TO DO: Find the lines holding the word "that" and collect them.

Source records:
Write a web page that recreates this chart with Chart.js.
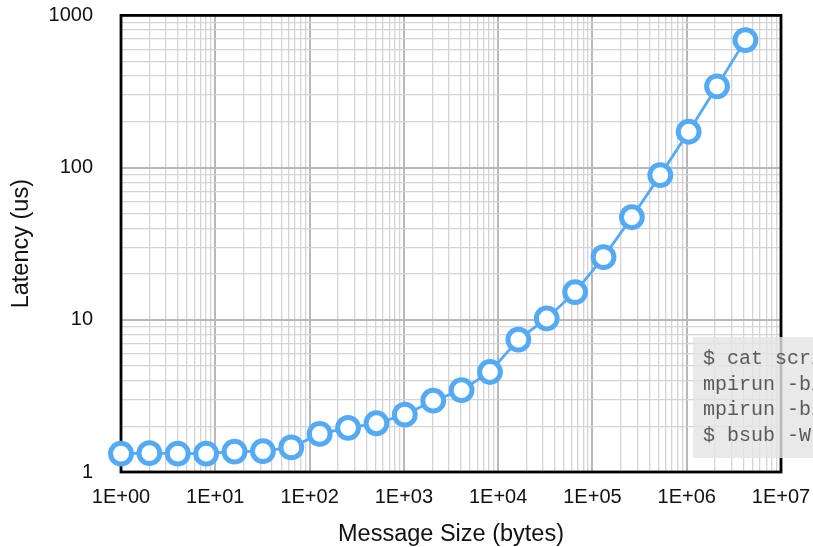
<!DOCTYPE html>
<html>
<head>
<meta charset="utf-8">
<script src="https://cdn.jsdelivr.net/npm/chart.js@4"></script>
<style>
  html, body { margin: 0; padding: 0; background: #fff; overflow: hidden; }
  #wrap { position: relative; width: 813px; height: 547px; overflow: hidden; }
  #cmd {
    position: absolute; left: 693px; top: 337px; width: 150px; height: 121px;
    box-sizing: border-box; padding: 9px 0 0 10px;
    background: rgba(228, 228, 228, 0.82);
    font-family: "Liberation Mono", "DejaVu Sans Mono", monospace;
    font-size: 20px; line-height: 25.5px; color: #5a5a5a; white-space: pre;
  }
</style>
</head>
<body>
<div id="wrap">
  <canvas id="chart" width="813" height="547"></canvas>
  <div id="cmd">$ cat script
mpirun -bind
mpirun -bind
$ bsub -W</div>
</div>
<script>
// ===== Datos =====
const msgSizes = [1, 2, 4, 8, 16, 32, 64, 128, 256, 512, 1024, 2048, 4096, 8192,
  16384, 32768, 65536, 131072, 262144, 524288, 1048576, 2097152, 4194304];
const latency = [1.32, 1.33, 1.32, 1.32, 1.36, 1.37, 1.45, 1.78, 1.95, 2.09, 2.38, 2.94,
  3.45, 4.54, 7.41, 10.2, 15.2, 25.8, 47.2, 89.2, 172, 342, 688];
const xDecades = [1, 10, 100, 1000, 10000, 100000, 1000000, 10000000];
const xTickLabels = ['1E+00', '1E+01', '1E+02', '1E+03', '1E+04', '1E+05', '1E+06', '1E+07'];
const yDecades = [1, 10, 100, 1000];
const yTickLabels = ['1', '10', '100', '1000'];

const blue = '#55aaf6';
const font = { family: '"Liberation Sans", Arial, sans-serif', size: 20 };
const titleFont = { family: '"Liberation Sans", Arial, sans-serif', size: 23.5, lineHeight: 1.05 };

// rejilla 1..9 por década
function gridTicks(decades) {
  const out = [];
  decades.forEach((d, i) => {
    if (i === decades.length - 1) { out.push({ value: d }); return; }
    for (let m = 1; m <= 9; m++) out.push({ value: m * d });
  });
  return out;
}
const isMajor = (decades, v) => decades.some(d => Math.abs(v - d) < d * 1e-9);
const gridColor = decades => ctx => isMajor(decades, ctx.tick.value) ? '#b8b8b8' : '#d4d4d4';
const gridWidth = decades => ctx => isMajor(decades, ctx.tick.value) ? 2 : 1.3;
const noPad = s => { s.paddingTop = 0; s.paddingBottom = 0; s.paddingLeft = 0; s.paddingRight = 0; };

const frame = {
  id: 'frame',
  beforeDatasetsDraw(chart) {
    const a = chart.chartArea, c = chart.ctx;
    c.save();
    c.strokeStyle = '#000';
    c.lineWidth = 2.8;
    c.strokeRect(a.left, a.top, a.right - a.left, a.bottom - a.top);
    c.restore();
  }
};

new Chart(document.getElementById('chart').getContext('2d'), {
  type: 'line',
  data: {
    datasets: [{
      data: msgSizes.map((x, i) => ({ x, y: latency[i] })),
      borderColor: blue, borderWidth: 2.8,
      pointRadius: 10.4, pointBorderWidth: 5,
      pointBackgroundColor: '#fff', pointBorderColor: blue,
      clip: false
    }]
  },
  plugins: [frame],
  options: {
    responsive: false, animation: false, devicePixelRatio: 1,
    layout: { padding: { top: 12, right: 32, left: 0, bottom: 0 } },
    plugins: { legend: { display: false }, tooltip: { enabled: false } },
    scales: {
      x: {
        type: 'logarithmic', min: 1, max: 10000000,
        afterBuildTicks: s => { s.ticks = gridTicks(xDecades); },
        afterFit: s => { s.height = 75; noPad(s); },
        grid: { color: gridColor(xDecades), lineWidth: gridWidth(xDecades), drawTicks: false },
        border: { display: false },
        ticks: {
          autoSkip: false, maxRotation: 0, padding: 13, color: '#111', font,
          callback: v => { const i = xDecades.findIndex(d => Math.abs(v - d) < d * 1e-9); return i >= 0 ? xTickLabels[i] : ''; }
        },
        title: { display: true, text: 'Message Size (bytes)', color: '#111', font: titleFont, padding: 0 }
      },
      y: {
        type: 'logarithmic', min: 1, max: 1000,
        afterBuildTicks: s => { s.ticks = gridTicks(yDecades); },
        afterFit: s => { s.width = 121; noPad(s); },
        grid: { color: gridColor(yDecades), lineWidth: gridWidth(yDecades), drawTicks: false },
        border: { display: false },
        ticks: {
          autoSkip: false, padding: 28, color: '#111', font,
          callback: v => { const i = yDecades.findIndex(d => Math.abs(v - d) < d * 1e-9); return i >= 0 ? yTickLabels[i] : ''; }
        },
        title: { display: true, text: 'Latency (us)', color: '#111', font: titleFont, padding: 9 }
      }
    }
  }
});
</script>
</body>
</html>
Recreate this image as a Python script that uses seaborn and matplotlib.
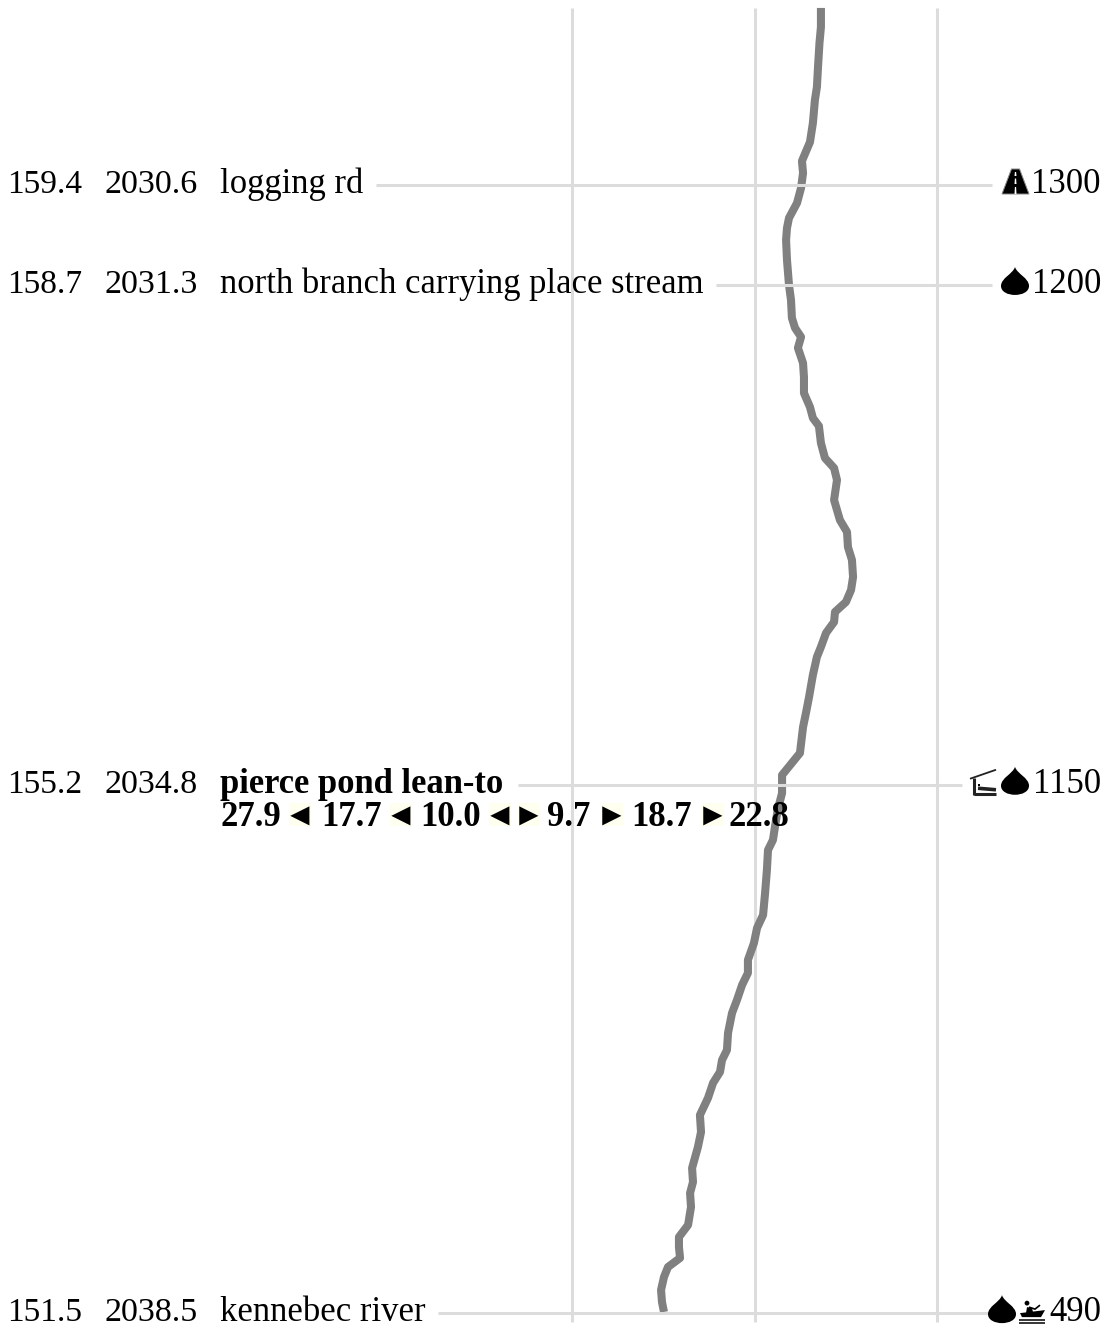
import numpy as np
import pandas as pd
import seaborn as sns
import matplotlib
matplotlib.use("Agg")
import matplotlib.pyplot as plt
from matplotlib.path import Path
from matplotlib.patches import PathPatch
from matplotlib.transforms import Affine2D, blended_transform_factory

# ---- data ----
profile_mile = [160.64,160.506,160.394,160.226,160.086,159.995,159.834,159.701,159.568,159.484,159.379,159.274,159.169,159.099,159.015,158.875,158.7,158.595,158.469,158.399,158.336,158.259,158.153,158.055,157.943,157.845,157.768,157.712,157.593,157.488,157.418,157.334,157.194,157.054,156.97,156.865,156.774,156.655,156.564,156.48,156.41,156.34,156.263,156.165,156.095,155.969,155.815,155.703,155.604,155.422,155.268,155.142,155.023,154.904,154.813,154.743,154.603,154.442,154.288,154.197,154.092,153.973,153.882,153.798,153.693,153.602,153.462,153.342,153.272,153.189,153.112,153.006,152.887,152.768,152.663,152.516,152.418,152.341,152.243,152.117,152.033,151.963,151.886,151.823,151.753,151.662,151.578,151.508]
profile_elev = [1364,1364,1356,1348,1342,1331,1320,1304,1260,1266,1255,1233,1189,1178,1173,1178,1189,1200,1205,1222,1255,1238,1266,1271,1271,1304,1320,1353,1364,1386,1436,1452,1436,1468,1507,1512,1534,1540,1529,1501,1441,1436,1392,1364,1342,1320,1299,1282,1266,1249,1151,1151,1127,1112,1101,1074,1068,1058,1047,1014,997,964,964,932,904,877,855,849,822,811,773,745,701,707,690,658,663,647,652,636,586,586,592,526,504,488,493,504]
grid_elev = [0, 1000, 2000]

way_mile = [159.4, 158.7, 155.2, 151.5]
way_left = ["159.4", "158.7", "155.2", "151.5"]
way_dist = ["2030.6", "2031.3", "2034.8", "2038.5"]
way_name = ["logging rd", "north branch carrying place stream", "pierce pond lean-to", "kennebec river"]
way_elev = ["1300", "1200", "1150", "490"]
shelter_dists = ["27.9", "17.7", "10.0", "9.7", "18.7", "22.8"]

# ---- layout ----
W, H = 1106, 1330
sns.set_theme(style="white")
plt.rcParams['font.family'] = ['Liberation Serif', 'DejaVu Serif']
fig = plt.figure(figsize=(W/100, H/100), dpi=100, facecolor="white")
ax = fig.add_axes([0, 0, 1, 1])
PX_FT = 0.1825
PX_MI = 142.8
ax.set_xlim((0-572)/PX_FT, (W-572)/PX_FT)
ax.set_ylim(159.4-(H-185)/PX_MI, 159.4+185/PX_MI)
ax.axis("off")
GRID = "#dcdcdc"
FS = 25
INK = "black"
top = 159.4+(185-8)/PX_MI
bot = 159.4-(1322-185)/PX_MI
ax.vlines(grid_elev, bot, top, color=GRID, lw=2.2, zorder=1)

df = pd.DataFrame({"mile": profile_mile, "elev": profile_elev})
sns.lineplot(data=df, x="elev", y="mile", sort=False, estimator=None, color="#808080",
             ax=ax, zorder=2, legend=False)
ln = ax.lines[-1]
ln.set_linewidth(5.8)
ln.set_solid_joinstyle("round")
ln.set_solid_capstyle("butt")
ax.set_xlabel(""); ax.set_ylabel("")

blend = blended_transform_factory(ax.transAxes, ax.transData)
def text(s, xpx, mile, dy=8, ha="left", **kw):
    ax.annotate(s, xy=(xpx/W, mile), xycoords=blend, xytext=(0, -dy*0.72),
                textcoords="offset points", ha=ha, va="baseline",
                fontsize=kw.pop("fontsize", FS), color=INK, zorder=5, **kw)

leader_px = [(376, 992), (716, 992), (518, 962), (438, 988)]
for m, (a, b) in zip(way_mile, leader_px):
    ax.plot([a/W, b/W], [m, m], transform=blend, color=GRID, lw=2.2, zorder=3, solid_capstyle="butt")

for i, m in enumerate(way_mile):
    text(way_left[i], 82, m, ha="right", fontsize=24)
    text(way_dist[i], 198, m, ha="right", fontsize=24.5)
    text(way_name[i], 220, m, fontweight="bold" if i == 2 else "normal", fontsize=24.9)
    text(way_elev[i], 1101, m, ha="right")

# ---- icons (local pixels, y down, origin on leader height) ----
def place(path, cx, mile, z=6, **kw):
    y = ax.transData.transform((0, mile))[1]
    tr = Affine2D().scale(1, -1).translate(cx, y)
    kw.setdefault("lw", 0)
    ax.add_patch(PathPatch(path, transform=tr, zorder=z, **kw))

def seg(pts):
    return Path(pts, [1]+[2]*(len(pts)-1))

# bold shelter-distance row
row = way_mile[2]
for s, x in zip(shelter_dists, [220, 321, 420, 547, 631, 729]):
    text(s, x, row, dy=41.5, fontweight="bold")
for ch, x in zip(["\u25c4", "\u25c4", "\u25c4", "\u25ba", "\u25ba", "\u25ba"],
                 [299.5, 400.5, 499.5, 528.5, 611.5, 712.5]):
    place(seg([(-11,18),(11,18),(11,41),(-11,41),(-11,18)]), x, row, z=4, fc="#fffff0")
    text(ch, x, row, dy=41, ha="center", fontweight="bold", fontsize=23)

drop = Path([(0,-18),(2,-11),(14,-7),(14,1),(14,7),(7,10),(0,10),(-7,10),(-14,7),(-14,1),(-14,-7),(-2,-11),(0,-18)],
            [1,4,4,4,4,4,4,4,4,4,4,4,4])
road = Path([(-4,-16),(4,-16),(13.5,9),(-13.5,9),(-4,-16)], [1,2,2,2,79])
place(road, 1015.5, way_mile[0], fc="black", ec="#888888", lw=0.7)
for a, b in [(-13,-9), (-6.5,-1), (2,9)]:
    place(seg([(-0.6,a),(0.6,a),(1,b),(-1,b),(-0.6,a)]), 1015.5, way_mile[0], fc="white")
place(drop, 1015, way_mile[1], fc="black")
place(drop, 1015, way_mile[2], fc="black")
place(drop, 1002, way_mile[3], fc="black")
# shelter
for pts, lw in [([(-14,-6),(12,-15)],1.3), ([(-10,-7),(-10,10)],2.2), ([(-10,9),(12,9)],2.2), ([(-6,3.5),(12,5)],2.6)]:
    place(seg(pts), 984, way_mile[2], ec="#222222", fill=False, lw=lw)
place(seg([(-6.5,-1),(-4,-1),(-4,1),(-6.5,1),(-6.5,-1)]), 984, way_mile[2], fc="black")
# canoeist
cn = 1032
place(Path([(-12,0),(13,-3),(9,4),(-10,4),(-12,0)], [1,2,2,2,79]), cn, way_mile[3], fc="black")
place(seg([(-6,0),(-5,-6),(0,-5),(1,-1),(-6,0)]), cn, way_mile[3], fc="black")
place(Path.circle((-5,-10),2.4), cn, way_mile[3], fc="black")
place(seg([(-3,-6),(3,-4),(8,-8)]), cn, way_mile[3], ec="black", fill=False, lw=1.2)
for d in (6.5, 9.5):
    place(seg([(-13,d),(13,d)]), cn, way_mile[3], ec="black", fill=False, lw=1.1)

fig.savefig("out.png", dpi=100, facecolor="white")
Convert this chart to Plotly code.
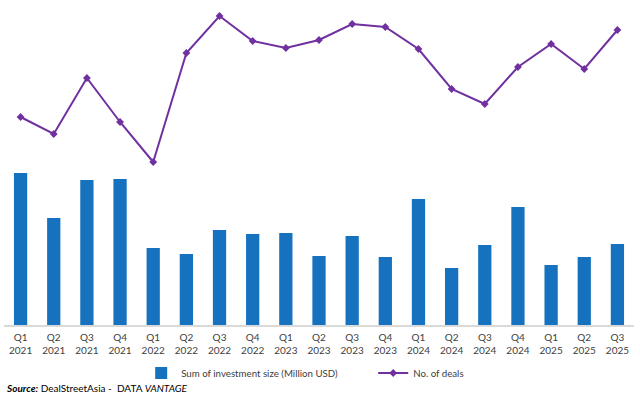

ANSWER IN FULL:
Write a web page that recreates this chart with Chart.js.
Recreate this image as a Python script that uses seaborn and matplotlib.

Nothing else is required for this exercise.